Trisna Angraini S.Ip, MM Kenalkan Kain Besurek ke Mancanegara

By nova.id, Minggu, 9 Oktober 2016 | 05:01 WIB
Trisna Angraini S.Ip, MM (nova.id)

Apa hambatan yang Anda temui selama mengembangkan besurek?

Kurangnya keinginan generasi penerus dalam mengembangkan besurek. Lulus SMP, banyak generasi muda yang memilih untuk meneruskan sekolah ke SMU dibanding SMK. Sehingga SMK yang memiliki jurusan batik atau besurek, paling setiap tahun ajaran hanya ada 25 orang murid.

Begitu mereka lulus dan saya tawarkan untuk bekerja dengan saya mengembangkan besurek, mereka lebih memilih bekerja menjadi SPG di sebuah counter handphone. Mindset anak-anak sekarang sudah berbeda, padahal saya ingin melahirkan generasi penerus besurek yang bisa meneruskan warisan ini.

Meski begitu, saya enggak putus asa, saya terus berusaha membujuk anak-anak muda untuk ikut melestarikan besurek. Salah satu caranya adalah mengikutkan sertakan mereka dalam sebuah lomba membatik nasional yang digelar Kementerian Pendidikan. Alhamdulillah, kami pernah menjadi Juara Harapan Satu tahun 2012. Selain itu kami memberikan pelatihan dan magang, kalau berhasil saya ajak mereka kerja di tempat saya.

Sekarang ada berapa karyawan?

Alhamdulillah sekarang saya memiliki 15 orang karyawan yang berniat untuk bekerja mengembangkan besurek. Tidak semuanya lulusan SMK atau SMU, ada juga yang tidak memiliki orangtua dan putus sekolah. Hambatan lain selain SDM, yang saya hadapi adalah bahan baku yang masih di datangkan dari Pulau Jawa. Itu pula yang kemudian menjadikan harga besurek terbilang mahal.

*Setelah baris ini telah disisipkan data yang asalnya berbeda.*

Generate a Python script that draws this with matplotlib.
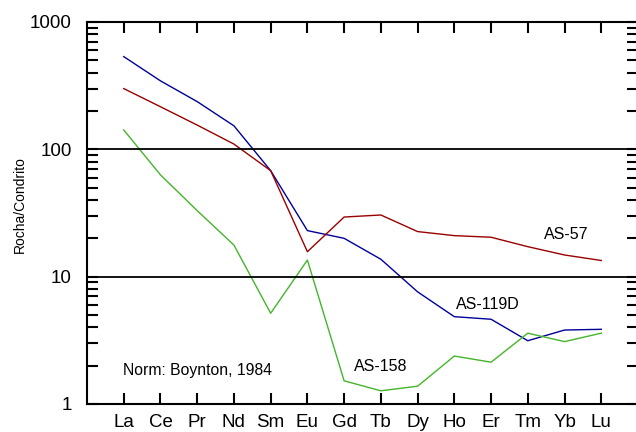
import matplotlib
matplotlib.use("Agg")
import matplotlib.pyplot as plt
from matplotlib.ticker import LogLocator, NullFormatter, FixedLocator

plt.rcParams['font.family'] = ['Liberation Sans', 'DejaVu Sans']

elements = ["La", "Ce", "Pr", "Nd", "Sm", "Eu", "Gd", "Tb", "Dy", "Ho", "Er", "Tm", "Yb", "Lu"]
as_119d = [535, 345, 237, 153, 68, 23, 20, 13.7, 7.6, 4.85, 4.63, 3.14, 3.81, 3.86]
as_57 = [300, 216, 155, 110, 68, 15.7, 29.4, 30.5, 22.6, 21, 20.4, 17.2, 14.8, 13.4]
as_158 = [142, 63, 33, 17.7, 5.16, 13.5, 1.52, 1.27, 1.38, 2.38, 2.13, 3.6, 3.09, 3.6]
y_ticks = [1, 10, 100, 1000]

fig = plt.figure(figsize=(6.36, 4.32), dpi=100)
# axes box in pixels: left 87, right ~638, top 22, bottom 404
ax = fig.add_axes([87 / 636, 1 - 404 / 432, 551 / 636, 382 / 432])

x = list(range(len(elements)))
ax.plot(x, as_119d, color="#000099", lw=1.0)
ax.plot(x, as_57, color="#990000", lw=1.0)
ax.plot(x, as_158, color="#44b52a", lw=1.0)

for v in (10, 100):
    ax.axhline(v, color="black", lw=1.3)

ax.set_yscale("log")
ax.set_ylim(1, 1000)
ax.set_xlim(-1, 14)

ax.set_xticks(x)
ax.set_xticklabels(elements, fontsize=13.5)
ax.yaxis.set_major_locator(FixedLocator(y_ticks))
ax.set_yticklabels([str(v) for v in y_ticks], fontsize=13.5)
ax.yaxis.set_minor_locator(LogLocator(base=10, subs=range(2, 10)))
ax.yaxis.set_minor_formatter(NullFormatter())

ax.tick_params(axis="both", which="both", direction="in", top=True, right=True,
               width=1.5, length=8)
ax.tick_params(axis="x", pad=7)
ax.tick_params(axis="y", pad=11)
for s in ax.spines.values():
    s.set_linewidth(1.5)

ax.set_ylabel("Rocha/Condrito", fontsize=10)
ax.yaxis.set_label_coords(-60 / 551, 199.5 / 382)

ax.text(12.05, 21.3, "AS-57", fontsize=11.5, ha="center", va="center")
ax.text(9.92, 6.0, "AS-119D", fontsize=11.5, ha="center", va="center")
ax.text(6.99, 1.96, "AS-158", fontsize=11.5, ha="center", va="center")
ax.text(-0.03, 1.83, "Norm: Boynton, 1984", fontsize=11.3, ha="left", va="center")

plt.savefig("out.png", dpi=100)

Bagi saya, semua hambatan dan tantangan itu indah, cantik sekali untuk dilewati. Kalau hidup hanya berkeluh kesah lalu berpasrah diri, enggak bakalan saya bisa seperti saat ini. Hambatan menjadi motivasi untuk berbuat lebih.

Sampai saat ini sudah berapa banyak motif atau corak besurek yang Anda miliki?

Wah, sangat banyak saya sampai lupa jumlahnya. Namun semua sudah terdokumentasikan dengan rapi. Motif dan corek juga tidak hanya kaligrafi, tapi juga ada motif bunga raflesia, pakis atau bambu. Kaligrafi yang digunakan juga bukan petikan ayat-ayat Alquran tetapi menggunakan beberapa huruf-huruf Arab. Untuk hal ini, agar tidak menyimpang, sudah ada pengawasan dari MUI. Ada pula motif besurek yang menggunakan huruf-huruf tradisional.

Secara pribadi, saya lebih suka warna alami yang natural. Dan, besurek yang saya suka adalah terbuat dari kain tenun. Kalau di level Asia dan Eropa, kain jenis ini sangat digemari. Pembuatan besurek dengan kain tenun butuh waktu yang tidak sebentar. Karena untuk menulis di atas kain ini memiliki level kesulitan tinggi yang butuh ketelitian dan kesabaran.

Sudah sampai manakah pemasaran besurek Anda?

Selain pasar skala nasional, saya juga sudah membawa besurek eksibisi ke beberapa negara. Semoga kedepannya masih mendapat kesempatan untuk membawa besurek ke luar negeri.